- Problem description -
Determine how many lines below hold the string "this". Reply with the number alone.

- Working data -
==*==

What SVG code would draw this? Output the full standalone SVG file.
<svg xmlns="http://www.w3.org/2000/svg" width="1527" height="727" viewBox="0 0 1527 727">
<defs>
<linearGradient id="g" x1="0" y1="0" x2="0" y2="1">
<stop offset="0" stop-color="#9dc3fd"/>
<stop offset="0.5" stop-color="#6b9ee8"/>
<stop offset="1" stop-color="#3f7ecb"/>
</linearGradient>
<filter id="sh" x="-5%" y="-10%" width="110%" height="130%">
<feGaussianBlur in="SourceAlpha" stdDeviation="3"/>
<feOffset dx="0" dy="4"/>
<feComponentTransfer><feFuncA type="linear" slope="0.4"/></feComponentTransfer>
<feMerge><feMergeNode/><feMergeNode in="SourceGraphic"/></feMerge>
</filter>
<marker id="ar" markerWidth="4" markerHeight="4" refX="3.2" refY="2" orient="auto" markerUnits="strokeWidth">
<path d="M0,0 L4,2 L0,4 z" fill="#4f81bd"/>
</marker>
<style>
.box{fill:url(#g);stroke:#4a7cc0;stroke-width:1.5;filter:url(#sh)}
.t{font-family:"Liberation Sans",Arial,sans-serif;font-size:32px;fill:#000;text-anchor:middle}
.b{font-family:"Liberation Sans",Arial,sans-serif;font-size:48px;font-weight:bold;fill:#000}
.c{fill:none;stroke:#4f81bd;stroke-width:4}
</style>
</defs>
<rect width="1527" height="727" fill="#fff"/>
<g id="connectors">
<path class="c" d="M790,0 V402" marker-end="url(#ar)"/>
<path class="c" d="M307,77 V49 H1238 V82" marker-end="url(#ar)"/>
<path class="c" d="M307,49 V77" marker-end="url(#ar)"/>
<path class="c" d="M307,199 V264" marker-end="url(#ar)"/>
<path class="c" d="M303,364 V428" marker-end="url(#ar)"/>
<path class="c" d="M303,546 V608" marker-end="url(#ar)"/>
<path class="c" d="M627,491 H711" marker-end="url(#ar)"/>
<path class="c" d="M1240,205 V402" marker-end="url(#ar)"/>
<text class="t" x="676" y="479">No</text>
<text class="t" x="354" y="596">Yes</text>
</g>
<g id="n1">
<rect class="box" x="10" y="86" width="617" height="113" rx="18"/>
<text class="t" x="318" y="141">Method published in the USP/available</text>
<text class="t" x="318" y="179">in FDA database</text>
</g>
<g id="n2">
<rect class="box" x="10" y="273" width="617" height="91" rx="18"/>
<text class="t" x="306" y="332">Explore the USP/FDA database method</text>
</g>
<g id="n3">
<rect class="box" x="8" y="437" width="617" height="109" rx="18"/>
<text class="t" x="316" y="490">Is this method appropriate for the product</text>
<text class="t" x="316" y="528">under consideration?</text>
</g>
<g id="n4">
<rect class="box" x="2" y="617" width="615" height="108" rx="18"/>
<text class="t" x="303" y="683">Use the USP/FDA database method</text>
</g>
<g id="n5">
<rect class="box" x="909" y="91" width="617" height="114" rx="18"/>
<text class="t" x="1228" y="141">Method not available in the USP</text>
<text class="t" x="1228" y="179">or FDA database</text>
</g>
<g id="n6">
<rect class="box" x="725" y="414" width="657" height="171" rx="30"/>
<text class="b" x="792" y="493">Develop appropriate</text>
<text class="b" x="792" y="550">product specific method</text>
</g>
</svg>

==*==

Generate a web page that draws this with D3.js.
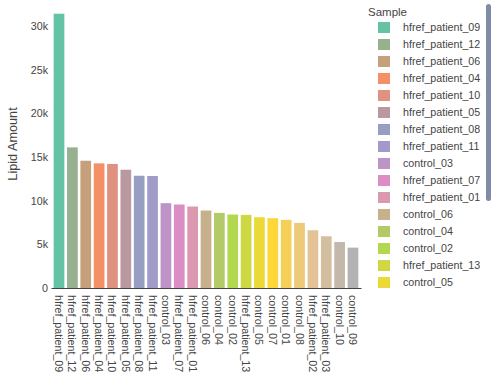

==*==

- Full response -
3